Memories for Tomorrow: Works from The UBS Art Collection at the Shanghai Art Museum, Shanghai, 6 June - 20 July 2008
This is the first exhibition in China to showcase works from The UBS Art Collection. It includes all media; paintings, prints, drawings, sculptures, photographs and videos. The artworks selected hold memories of our past and visions for our future. Memorials to the past can protect the present, while dreams of the future become memories of yesterday.
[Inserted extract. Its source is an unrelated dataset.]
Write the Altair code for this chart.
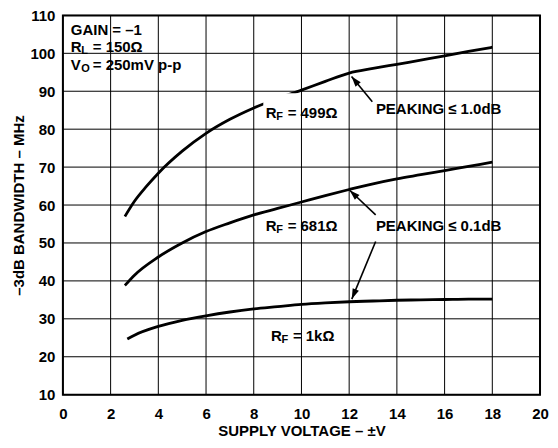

The UBS Art Collection represents artists from all over the world, from China to Colombia and from Australia to Albania, from the 1950s to the present day. Memories for Tomorrow concentrates on recent acquisitions most notably in the medium of video revealing links to earlier works, especially in the form of prints and drawings. Rather than include a single work by each artist, the exhibition, where possible, presents small monographic displays, revealing the depth of The UBS Art Collection rather than its breadth.
Difficult histories are memorialized by some of these artists. UK-based American artist Susan Hiller has photographed street-signs in Germany named after their Jewish residents, residents now painfully absent as a result of the Holocaust. Alfredo Jaar devised a poetic metaphor for a divided Chile under General Pinochet's right-wing regime, while Sandra Vasquez de la Horras small Surreal drawings capture the dreams and memories of her childhood shaped that regime. In relation to current circumstances, Chieh-jen Chen has made a moving portrait of unemployed garment-workers in their closed-down factory in Taiwan. Ócar Muñoz brings to life photographs of the disappeared in Colombia in two poetic attempts to capture their images for posterity.
While these are moving but crucial memorials, other works present more hopeful visions for the future. Chinese artist Cao Fei has made a beautiful film of young workers of the Siemens plant, whom she invited to live out their dreams in the aisles of the factory floor. Thai artist Navin Rawanchaikul humorously makes himself the star of a Bollywood movie while Mexican artist Daniel Guzmán transfers a New York pop video to the streets of Mexico City in a parody of cool. Adrian Paci, an Albanian refugee now living in Italy, captures the mood of longing and anticipation in the faces of Mexican migrant workers in California. Globalized culture, globalized industry.
Amongst these works are portraits of individuals caught in private moments by such artists as Lucian Freud from Britain, Eric Fischl from the US, Stephan Balkenhol from Germany and Michaël Borremans from Belgium. Whether the men and women they depict are dreaming of their past or of their future, we'll never know. What we do know, as is evident in the exhibition, is that dreams can rupture the geographical boundaries that separate us.